COLLECTED DATA:
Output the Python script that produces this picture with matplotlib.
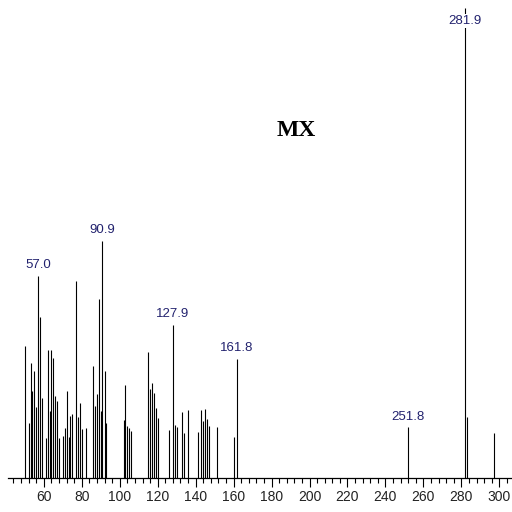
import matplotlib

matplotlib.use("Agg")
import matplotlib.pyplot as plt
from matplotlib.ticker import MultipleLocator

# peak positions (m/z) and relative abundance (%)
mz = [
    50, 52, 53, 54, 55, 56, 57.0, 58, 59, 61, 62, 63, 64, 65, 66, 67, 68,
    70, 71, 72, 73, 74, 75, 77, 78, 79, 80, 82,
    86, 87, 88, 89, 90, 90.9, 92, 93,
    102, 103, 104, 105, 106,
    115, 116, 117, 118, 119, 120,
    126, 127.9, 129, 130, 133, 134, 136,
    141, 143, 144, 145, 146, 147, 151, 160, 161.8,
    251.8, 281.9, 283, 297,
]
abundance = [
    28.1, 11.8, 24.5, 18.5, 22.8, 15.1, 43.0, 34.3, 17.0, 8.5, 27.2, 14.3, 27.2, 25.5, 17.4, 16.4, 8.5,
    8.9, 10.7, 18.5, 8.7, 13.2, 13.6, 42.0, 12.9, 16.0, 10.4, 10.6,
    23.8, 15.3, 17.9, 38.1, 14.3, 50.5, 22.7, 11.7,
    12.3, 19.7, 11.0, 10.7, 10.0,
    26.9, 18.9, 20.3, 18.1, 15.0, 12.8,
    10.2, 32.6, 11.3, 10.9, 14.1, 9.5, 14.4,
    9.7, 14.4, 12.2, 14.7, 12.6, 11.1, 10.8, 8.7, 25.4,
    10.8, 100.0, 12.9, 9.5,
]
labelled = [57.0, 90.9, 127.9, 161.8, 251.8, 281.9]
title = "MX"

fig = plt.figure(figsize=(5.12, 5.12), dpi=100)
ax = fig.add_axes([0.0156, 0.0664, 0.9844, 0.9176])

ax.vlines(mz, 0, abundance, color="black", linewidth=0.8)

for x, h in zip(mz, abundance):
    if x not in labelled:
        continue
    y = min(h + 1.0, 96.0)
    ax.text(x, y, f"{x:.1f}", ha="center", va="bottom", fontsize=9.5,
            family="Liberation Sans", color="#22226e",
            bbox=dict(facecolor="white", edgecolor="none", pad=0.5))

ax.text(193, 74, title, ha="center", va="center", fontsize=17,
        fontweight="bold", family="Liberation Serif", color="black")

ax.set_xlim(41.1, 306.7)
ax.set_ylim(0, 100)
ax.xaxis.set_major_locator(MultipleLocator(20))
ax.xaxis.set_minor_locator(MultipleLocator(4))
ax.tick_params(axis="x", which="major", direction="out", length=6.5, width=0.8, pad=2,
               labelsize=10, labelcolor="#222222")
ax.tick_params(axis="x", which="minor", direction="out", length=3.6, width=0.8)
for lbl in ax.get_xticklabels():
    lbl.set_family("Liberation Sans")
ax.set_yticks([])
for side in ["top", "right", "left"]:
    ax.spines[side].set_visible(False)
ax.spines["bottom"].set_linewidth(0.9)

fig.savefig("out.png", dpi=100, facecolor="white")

WHAT YOU SHOULD DO: Repeat the lines exactly as they stand, from the opening line of the data through the line with "from matplotlib.ticker import MultipleLocator". Pictures stay out of the copy.

FINISHED EXERCISE:
Output the Python script that produces this picture with matplotlib.
import matplotlib

matplotlib.use("Agg")
import matplotlib.pyplot as plt
from matplotlib.ticker import MultipleLocator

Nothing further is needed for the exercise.